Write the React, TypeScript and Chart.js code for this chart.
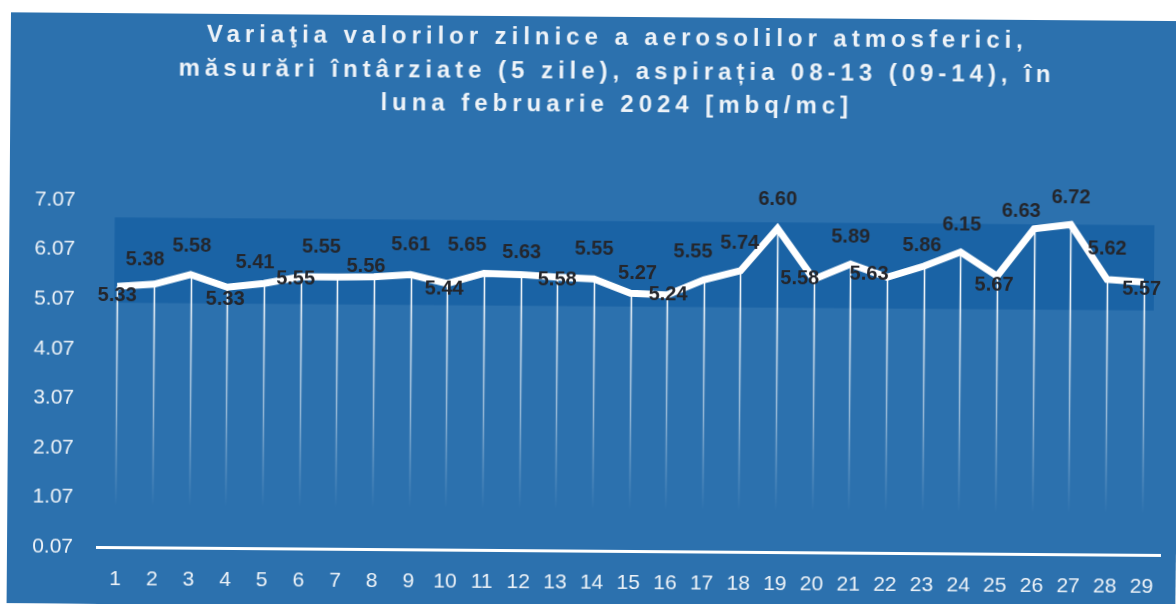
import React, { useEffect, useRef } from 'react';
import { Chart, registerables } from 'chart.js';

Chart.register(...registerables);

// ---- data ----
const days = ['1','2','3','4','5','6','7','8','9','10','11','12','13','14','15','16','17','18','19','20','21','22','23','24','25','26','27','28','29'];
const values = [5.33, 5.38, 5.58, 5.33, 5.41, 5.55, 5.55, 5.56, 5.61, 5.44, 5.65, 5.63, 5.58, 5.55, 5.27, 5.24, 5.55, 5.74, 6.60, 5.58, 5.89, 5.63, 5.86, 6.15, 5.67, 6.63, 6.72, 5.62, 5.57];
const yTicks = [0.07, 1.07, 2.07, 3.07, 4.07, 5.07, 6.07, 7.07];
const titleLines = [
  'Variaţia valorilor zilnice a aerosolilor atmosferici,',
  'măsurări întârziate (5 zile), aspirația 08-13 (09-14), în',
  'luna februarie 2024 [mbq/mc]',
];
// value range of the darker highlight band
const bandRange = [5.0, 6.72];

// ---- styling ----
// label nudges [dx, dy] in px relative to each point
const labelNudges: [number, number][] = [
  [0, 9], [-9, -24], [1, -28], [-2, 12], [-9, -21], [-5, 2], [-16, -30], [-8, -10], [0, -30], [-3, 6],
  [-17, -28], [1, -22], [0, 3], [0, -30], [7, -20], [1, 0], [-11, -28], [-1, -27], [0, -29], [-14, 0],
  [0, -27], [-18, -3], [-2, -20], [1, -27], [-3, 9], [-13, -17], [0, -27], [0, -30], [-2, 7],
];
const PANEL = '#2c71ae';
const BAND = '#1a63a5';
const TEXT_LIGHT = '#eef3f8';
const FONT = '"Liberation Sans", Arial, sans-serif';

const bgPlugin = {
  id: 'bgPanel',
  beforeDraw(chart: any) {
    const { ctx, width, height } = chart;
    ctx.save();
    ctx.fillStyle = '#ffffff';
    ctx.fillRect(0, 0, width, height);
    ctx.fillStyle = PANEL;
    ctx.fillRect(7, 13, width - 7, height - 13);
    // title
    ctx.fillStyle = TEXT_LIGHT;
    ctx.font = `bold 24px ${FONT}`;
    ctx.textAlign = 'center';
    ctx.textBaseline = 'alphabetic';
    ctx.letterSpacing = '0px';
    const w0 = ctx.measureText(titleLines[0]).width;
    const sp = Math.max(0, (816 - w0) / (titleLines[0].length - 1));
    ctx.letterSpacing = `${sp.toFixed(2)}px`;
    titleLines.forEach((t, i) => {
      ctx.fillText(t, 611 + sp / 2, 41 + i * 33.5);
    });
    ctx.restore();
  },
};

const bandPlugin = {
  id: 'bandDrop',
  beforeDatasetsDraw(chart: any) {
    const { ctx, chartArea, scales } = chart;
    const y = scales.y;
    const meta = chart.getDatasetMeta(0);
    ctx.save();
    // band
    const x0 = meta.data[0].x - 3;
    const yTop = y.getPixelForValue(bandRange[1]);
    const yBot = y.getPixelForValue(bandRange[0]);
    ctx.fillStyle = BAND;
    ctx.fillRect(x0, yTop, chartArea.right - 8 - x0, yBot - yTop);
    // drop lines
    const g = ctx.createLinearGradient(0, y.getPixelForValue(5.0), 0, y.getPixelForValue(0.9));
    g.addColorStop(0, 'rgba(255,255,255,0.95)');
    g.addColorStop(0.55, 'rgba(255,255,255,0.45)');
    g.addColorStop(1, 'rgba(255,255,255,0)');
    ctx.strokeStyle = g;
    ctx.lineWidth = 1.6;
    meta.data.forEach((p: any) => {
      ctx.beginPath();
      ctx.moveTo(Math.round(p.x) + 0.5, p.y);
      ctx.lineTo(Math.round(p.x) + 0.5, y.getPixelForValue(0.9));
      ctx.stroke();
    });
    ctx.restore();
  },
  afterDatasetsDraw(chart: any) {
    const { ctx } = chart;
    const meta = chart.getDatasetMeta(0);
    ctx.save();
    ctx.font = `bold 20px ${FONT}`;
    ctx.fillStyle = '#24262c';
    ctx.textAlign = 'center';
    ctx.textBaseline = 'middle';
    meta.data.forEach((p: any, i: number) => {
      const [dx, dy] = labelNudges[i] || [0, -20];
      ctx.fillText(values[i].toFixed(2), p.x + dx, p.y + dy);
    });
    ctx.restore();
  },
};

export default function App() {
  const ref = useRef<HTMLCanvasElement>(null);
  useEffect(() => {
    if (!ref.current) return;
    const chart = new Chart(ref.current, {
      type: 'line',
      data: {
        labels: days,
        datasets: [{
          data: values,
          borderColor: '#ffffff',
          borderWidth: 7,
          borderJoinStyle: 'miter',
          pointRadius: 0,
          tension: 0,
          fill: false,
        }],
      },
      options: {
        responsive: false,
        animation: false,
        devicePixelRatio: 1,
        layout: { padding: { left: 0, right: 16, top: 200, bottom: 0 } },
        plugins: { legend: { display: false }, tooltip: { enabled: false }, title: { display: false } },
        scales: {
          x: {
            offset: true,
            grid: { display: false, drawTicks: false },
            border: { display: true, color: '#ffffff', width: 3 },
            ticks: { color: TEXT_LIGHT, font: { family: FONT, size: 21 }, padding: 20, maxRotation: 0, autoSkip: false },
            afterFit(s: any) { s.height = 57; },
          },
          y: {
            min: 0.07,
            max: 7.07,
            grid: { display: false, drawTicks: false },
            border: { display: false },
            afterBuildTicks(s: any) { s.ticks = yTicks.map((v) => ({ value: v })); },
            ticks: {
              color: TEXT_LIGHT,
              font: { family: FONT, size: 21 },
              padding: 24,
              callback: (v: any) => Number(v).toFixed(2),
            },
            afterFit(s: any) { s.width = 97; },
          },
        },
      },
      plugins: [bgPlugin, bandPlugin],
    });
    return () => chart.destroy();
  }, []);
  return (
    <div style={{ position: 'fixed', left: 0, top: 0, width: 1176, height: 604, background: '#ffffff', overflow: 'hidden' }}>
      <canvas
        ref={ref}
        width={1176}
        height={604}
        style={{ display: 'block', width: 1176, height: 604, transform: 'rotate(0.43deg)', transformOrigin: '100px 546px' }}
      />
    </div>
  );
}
● ● ●
• [Short problem] Exclude the images and reproduce the remaining data exactly.

• [Final result]
Write the React, TypeScript and Chart.js code for this chart.
import React, { useEffect, useRef } from 'react';
import { Chart, registerables } from 'chart.js';

Chart.register(...registerables);

// ---- data ----
const days = ['1','2','3','4','5','6','7','8','9','10','11','12','13','14','15','16','17','18','19','20','21','22','23','24','25','26','27','28','29'];
const values = [5.33, 5.38, 5.58, 5.33, 5.41, 5.55, 5.55, 5.56, 5.61, 5.44, 5.65, 5.63, 5.58, 5.55, 5.27, 5.24, 5.55, 5.74, 6.60, 5.58, 5.89, 5.63, 5.86, 6.15, 5.67, 6.63, 6.72, 5.62, 5.57];
const yTicks = [0.07, 1.07, 2.07, 3.07, 4.07, 5.07, 6.07, 7.07];
const titleLines = [
  'Variaţia valorilor zilnice a aerosolilor atmosferici,',
  'măsurări întârziate (5 zile), aspirația 08-13 (09-14), în',
  'luna februarie 2024 [mbq/mc]',
];
// value range of the darker highlight band
const bandRange = [5.0, 6.72];

// ---- styling ----
// label nudges [dx, dy] in px relative to each point
const labelNudges: [number, number][] = [
  [0, 9], [-9, -24], [1, -28], [-2, 12], [-9, -21], [-5, 2], [-16, -30], [-8, -10], [0, -30], [-3, 6],
  [-17, -28], [1, -22], [0, 3], [0, -30], [7, -20], [1, 0], [-11, -28], [-1, -27], [0, -29], [-14, 0],
  [0, -27], [-18, -3], [-2, -20], [1, -27], [-3, 9], [-13, -17], [0, -27], [0, -30], [-2, 7],
];
const PANEL = '#2c71ae';
const BAND = '#1a63a5';
const TEXT_LIGHT = '#eef3f8';
const FONT = '"Liberation Sans", Arial, sans-serif';

const bgPlugin = {
  id: 'bgPanel',
  beforeDraw(chart: any) {
    const { ctx, width, height } = chart;
    ctx.save();
    ctx.fillStyle = '#ffffff';
    ctx.fillRect(0, 0, width, height);
    ctx.fillStyle = PANEL;
    ctx.fillRect(7, 13, width - 7, height - 13);
    // title
    ctx.fillStyle = TEXT_LIGHT;
    ctx.font = `bold 24px ${FONT}`;
    ctx.textAlign = 'center';
    ctx.textBaseline = 'alphabetic';
    ctx.letterSpacing = '0px';
    const w0 = ctx.measureText(titleLines[0]).width;
    const sp = Math.max(0, (816 - w0) / (titleLines[0].length - 1));
    ctx.letterSpacing = `${sp.toFixed(2)}px`;
    titleLines.forEach((t, i) => {
      ctx.fillText(t, 611 + sp / 2, 41 + i * 33.5);
    });
    ctx.restore();
  },
};

const bandPlugin = {
  id: 'bandDrop',
  beforeDatasetsDraw(chart: any) {
    const { ctx, chartArea, scales } = chart;
    const y = scales.y;
    const meta = chart.getDatasetMeta(0);
    ctx.save();
    // band
    const x0 = meta.data[0].x - 3;
    const yTop = y.getPixelForValue(bandRange[1]);
    const yBot = y.getPixelForValue(bandRange[0]);
    ctx.fillStyle = BAND;
    ctx.fillRect(x0, yTop, chartArea.right - 8 - x0, yBot - yTop);
    // drop lines
    const g = ctx.createLinearGradient(0, y.getPixelForValue(5.0), 0, y.getPixelForValue(0.9));
    g.addColorStop(0, 'rgba(255,255,255,0.95)');
    g.addColorStop(0.55, 'rgba(255,255,255,0.45)');
    g.addColorStop(1, 'rgba(255,255,255,0)');
    ctx.strokeStyle = g;
    ctx.lineWidth = 1.6;
    meta.data.forEach((p: any) => {
      ctx.beginPath();
      ctx.moveTo(Math.round(p.x) + 0.5, p.y);
      ctx.lineTo(Math.round(p.x) + 0.5, y.getPixelForValue(0.9));
      ctx.stroke();
    });
    ctx.restore();
  },
  afterDatasetsDraw(chart: any) {
    const { ctx } = chart;
    const meta = chart.getDatasetMeta(0);
    ctx.save();
    ctx.font = `bold 20px ${FONT}`;
    ctx.fillStyle = '#24262c';
    ctx.textAlign = 'center';
    ctx.textBaseline = 'middle';
    meta.data.forEach((p: any, i: number) => {
      const [dx, dy] = labelNudges[i] || [0, -20];
      ctx.fillText(values[i].toFixed(2), p.x + dx, p.y + dy);
    });
    ctx.restore();
  },
};

export default function App() {
  const ref = useRef<HTMLCanvasElement>(null);
  useEffect(() => {
    if (!ref.current) return;
    const chart = new Chart(ref.current, {
      type: 'line',
      data: {
        labels: days,
        datasets: [{
          data: values,
          borderColor: '#ffffff',
          borderWidth: 7,
          borderJoinStyle: 'miter',
          pointRadius: 0,
          tension: 0,
          fill: false,
        }],
      },
      options: {
        responsive: false,
        animation: false,
        devicePixelRatio: 1,
        layout: { padding: { left: 0, right: 16, top: 200, bottom: 0 } },
        plugins: { legend: { display: false }, tooltip: { enabled: false }, title: { display: false } },
        scales: {
          x: {
            offset: true,
            grid: { display: false, drawTicks: false },
            border: { display: true, color: '#ffffff', width: 3 },
            ticks: { color: TEXT_LIGHT, font: { family: FONT, size: 21 }, padding: 20, maxRotation: 0, autoSkip: false },
            afterFit(s: any) { s.height = 57; },
          },
          y: {
            min: 0.07,
            max: 7.07,
            grid: { display: false, drawTicks: false },
            border: { display: false },
            afterBuildTicks(s: any) { s.ticks = yTicks.map((v) => ({ value: v })); },
            ticks: {
              color: TEXT_LIGHT,
              font: { family: FONT, size: 21 },
              padding: 24,
              callback: (v: any) => Number(v).toFixed(2),
            },
            afterFit(s: any) { s.width = 97; },
          },
        },
      },
      plugins: [bgPlugin, bandPlugin],
    });
    return () => chart.destroy();
  }, []);
  return (
    <div style={{ position: 'fixed', left: 0, top: 0, width: 1176, height: 604, background: '#ffffff', overflow: 'hidden' }}>
      <canvas
        ref={ref}
        width={1176}
        height={604}
        style={{ display: 'block', width: 1176, height: 604, transform: 'rotate(0.43deg)', transformOrigin: '100px 546px' }}
      />
    </div>
  );
}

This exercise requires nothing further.